**WHAT IS BEING ASKED**
Can you output the material exactly as written, minus any pictures it holds?

--- START SUPPLIED DATA ---

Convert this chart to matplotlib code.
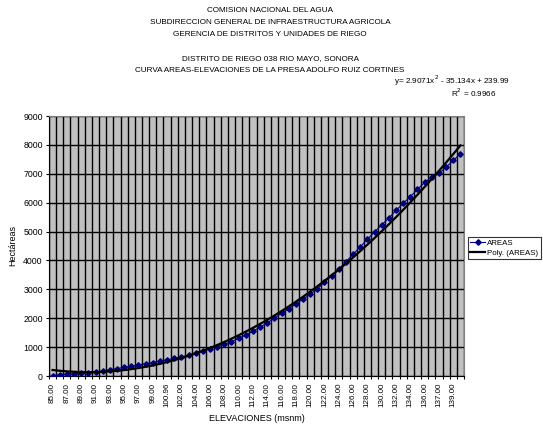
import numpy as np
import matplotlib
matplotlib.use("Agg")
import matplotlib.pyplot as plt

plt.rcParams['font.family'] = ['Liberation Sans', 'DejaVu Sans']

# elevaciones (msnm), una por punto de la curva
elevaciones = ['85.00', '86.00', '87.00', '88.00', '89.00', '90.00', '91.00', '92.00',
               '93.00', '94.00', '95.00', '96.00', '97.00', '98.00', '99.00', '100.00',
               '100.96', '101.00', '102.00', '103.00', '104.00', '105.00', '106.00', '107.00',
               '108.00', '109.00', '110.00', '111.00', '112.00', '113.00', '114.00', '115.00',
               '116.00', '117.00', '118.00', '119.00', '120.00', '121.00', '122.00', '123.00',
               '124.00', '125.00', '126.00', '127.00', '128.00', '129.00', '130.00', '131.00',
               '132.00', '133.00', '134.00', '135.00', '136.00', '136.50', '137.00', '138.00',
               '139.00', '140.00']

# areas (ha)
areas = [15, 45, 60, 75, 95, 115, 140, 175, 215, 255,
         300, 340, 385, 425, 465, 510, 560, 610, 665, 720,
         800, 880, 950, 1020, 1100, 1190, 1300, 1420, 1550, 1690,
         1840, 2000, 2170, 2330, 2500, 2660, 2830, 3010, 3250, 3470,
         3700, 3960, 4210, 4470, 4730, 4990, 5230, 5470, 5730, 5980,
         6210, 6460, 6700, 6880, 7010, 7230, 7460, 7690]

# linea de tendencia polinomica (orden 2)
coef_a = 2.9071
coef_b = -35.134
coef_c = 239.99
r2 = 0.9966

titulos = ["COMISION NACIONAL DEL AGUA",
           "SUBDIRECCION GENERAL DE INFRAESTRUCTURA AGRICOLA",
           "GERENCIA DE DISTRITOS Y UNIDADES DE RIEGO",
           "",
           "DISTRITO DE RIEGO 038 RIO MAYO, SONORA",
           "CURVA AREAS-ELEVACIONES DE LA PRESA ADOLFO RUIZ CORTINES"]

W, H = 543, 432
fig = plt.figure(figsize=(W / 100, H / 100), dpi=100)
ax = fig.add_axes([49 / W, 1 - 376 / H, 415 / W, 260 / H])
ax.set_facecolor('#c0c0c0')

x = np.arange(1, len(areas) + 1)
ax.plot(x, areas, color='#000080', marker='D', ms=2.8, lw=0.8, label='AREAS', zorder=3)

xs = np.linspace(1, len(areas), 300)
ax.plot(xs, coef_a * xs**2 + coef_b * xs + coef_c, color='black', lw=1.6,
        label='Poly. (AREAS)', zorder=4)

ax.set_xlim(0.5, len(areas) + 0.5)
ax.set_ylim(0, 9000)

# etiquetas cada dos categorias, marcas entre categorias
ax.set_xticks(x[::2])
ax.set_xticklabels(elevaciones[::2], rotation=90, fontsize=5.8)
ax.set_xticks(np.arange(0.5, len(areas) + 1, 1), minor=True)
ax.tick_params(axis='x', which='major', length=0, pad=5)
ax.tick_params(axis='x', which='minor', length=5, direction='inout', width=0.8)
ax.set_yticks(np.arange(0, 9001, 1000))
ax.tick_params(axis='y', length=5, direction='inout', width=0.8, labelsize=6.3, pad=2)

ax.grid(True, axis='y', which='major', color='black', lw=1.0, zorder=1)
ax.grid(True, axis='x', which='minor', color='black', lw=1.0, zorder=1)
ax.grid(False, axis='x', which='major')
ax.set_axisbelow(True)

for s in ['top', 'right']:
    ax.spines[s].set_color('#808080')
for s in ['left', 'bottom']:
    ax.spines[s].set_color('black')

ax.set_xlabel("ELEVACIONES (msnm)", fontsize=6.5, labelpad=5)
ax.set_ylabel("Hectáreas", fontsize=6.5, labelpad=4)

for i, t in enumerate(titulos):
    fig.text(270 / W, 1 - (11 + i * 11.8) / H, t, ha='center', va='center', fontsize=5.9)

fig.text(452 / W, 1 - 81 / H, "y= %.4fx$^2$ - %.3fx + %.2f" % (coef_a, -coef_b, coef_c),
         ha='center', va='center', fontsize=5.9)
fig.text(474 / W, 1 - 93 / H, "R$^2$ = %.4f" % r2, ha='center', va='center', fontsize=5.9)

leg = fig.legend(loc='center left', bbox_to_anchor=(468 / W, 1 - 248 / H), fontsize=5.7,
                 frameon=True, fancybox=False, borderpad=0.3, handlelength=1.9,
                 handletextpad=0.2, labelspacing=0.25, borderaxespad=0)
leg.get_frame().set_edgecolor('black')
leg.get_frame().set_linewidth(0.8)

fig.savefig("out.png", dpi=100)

--- END SUPPLIED DATA ---

**ANSWER TO THE EXERCISE**
Convert this chart to matplotlib code.
import numpy as np
import matplotlib
matplotlib.use("Agg")
import matplotlib.pyplot as plt

plt.rcParams['font.family'] = ['Liberation Sans', 'DejaVu Sans']

# elevaciones (msnm), una por punto de la curva
elevaciones = ['85.00', '86.00', '87.00', '88.00', '89.00', '90.00', '91.00', '92.00',
               '93.00', '94.00', '95.00', '96.00', '97.00', '98.00', '99.00', '100.00',
               '100.96', '101.00', '102.00', '103.00', '104.00', '105.00', '106.00', '107.00',
               '108.00', '109.00', '110.00', '111.00', '112.00', '113.00', '114.00', '115.00',
               '116.00', '117.00', '118.00', '119.00', '120.00', '121.00', '122.00', '123.00',
               '124.00', '125.00', '126.00', '127.00', '128.00', '129.00', '130.00', '131.00',
               '132.00', '133.00', '134.00', '135.00', '136.00', '136.50', '137.00', '138.00',
               '139.00', '140.00']

# areas (ha)
areas = [15, 45, 60, 75, 95, 115, 140, 175, 215, 255,
         300, 340, 385, 425, 465, 510, 560, 610, 665, 720,
         800, 880, 950, 1020, 1100, 1190, 1300, 1420, 1550, 1690,
         1840, 2000, 2170, 2330, 2500, 2660, 2830, 3010, 3250, 3470,
         3700, 3960, 4210, 4470, 4730, 4990, 5230, 5470, 5730, 5980,
         6210, 6460, 6700, 6880, 7010, 7230, 7460, 7690]

# linea de tendencia polinomica (orden 2)
coef_a = 2.9071
coef_b = -35.134
coef_c = 239.99
r2 = 0.9966

titulos = ["COMISION NACIONAL DEL AGUA",
           "SUBDIRECCION GENERAL DE INFRAESTRUCTURA AGRICOLA",
           "GERENCIA DE DISTRITOS Y UNIDADES DE RIEGO",
           "",
           "DISTRITO DE RIEGO 038 RIO MAYO, SONORA",
           "CURVA AREAS-ELEVACIONES DE LA PRESA ADOLFO RUIZ CORTINES"]

W, H = 543, 432
fig = plt.figure(figsize=(W / 100, H / 100), dpi=100)
ax = fig.add_axes([49 / W, 1 - 376 / H, 415 / W, 260 / H])
ax.set_facecolor('#c0c0c0')

x = np.arange(1, len(areas) + 1)
ax.plot(x, areas, color='#000080', marker='D', ms=2.8, lw=0.8, label='AREAS', zorder=3)

xs = np.linspace(1, len(areas), 300)
ax.plot(xs, coef_a * xs**2 + coef_b * xs + coef_c, color='black', lw=1.6,
        label='Poly. (AREAS)', zorder=4)

ax.set_xlim(0.5, len(areas) + 0.5)
ax.set_ylim(0, 9000)

# etiquetas cada dos categorias, marcas entre categorias
ax.set_xticks(x[::2])
ax.set_xticklabels(elevaciones[::2], rotation=90, fontsize=5.8)
ax.set_xticks(np.arange(0.5, len(areas) + 1, 1), minor=True)
ax.tick_params(axis='x', which='major', length=0, pad=5)
ax.tick_params(axis='x', which='minor', length=5, direction='inout', width=0.8)
ax.set_yticks(np.arange(0, 9001, 1000))
ax.tick_params(axis='y', length=5, direction='inout', width=0.8, labelsize=6.3, pad=2)

ax.grid(True, axis='y', which='major', color='black', lw=1.0, zorder=1)
ax.grid(True, axis='x', which='minor', color='black', lw=1.0, zorder=1)
ax.grid(False, axis='x', which='major')
ax.set_axisbelow(True)

for s in ['top', 'right']:
    ax.spines[s].set_color('#808080')
for s in ['left', 'bottom']:
    ax.spines[s].set_color('black')

ax.set_xlabel("ELEVACIONES (msnm)", fontsize=6.5, labelpad=5)
ax.set_ylabel("Hectáreas", fontsize=6.5, labelpad=4)

for i, t in enumerate(titulos):
    fig.text(270 / W, 1 - (11 + i * 11.8) / H, t, ha='center', va='center', fontsize=5.9)

fig.text(452 / W, 1 - 81 / H, "y= %.4fx$^2$ - %.3fx + %.2f" % (coef_a, -coef_b, coef_c),
         ha='center', va='center', fontsize=5.9)
fig.text(474 / W, 1 - 93 / H, "R$^2$ = %.4f" % r2, ha='center', va='center', fontsize=5.9)

leg = fig.legend(loc='center left', bbox_to_anchor=(468 / W, 1 - 248 / H), fontsize=5.7,
                 frameon=True, fancybox=False, borderpad=0.3, handlelength=1.9,
                 handletextpad=0.2, labelspacing=0.25, borderaxespad=0)
leg.get_frame().set_edgecolor('black')
leg.get_frame().set_linewidth(0.8)

fig.savefig("out.png", dpi=100)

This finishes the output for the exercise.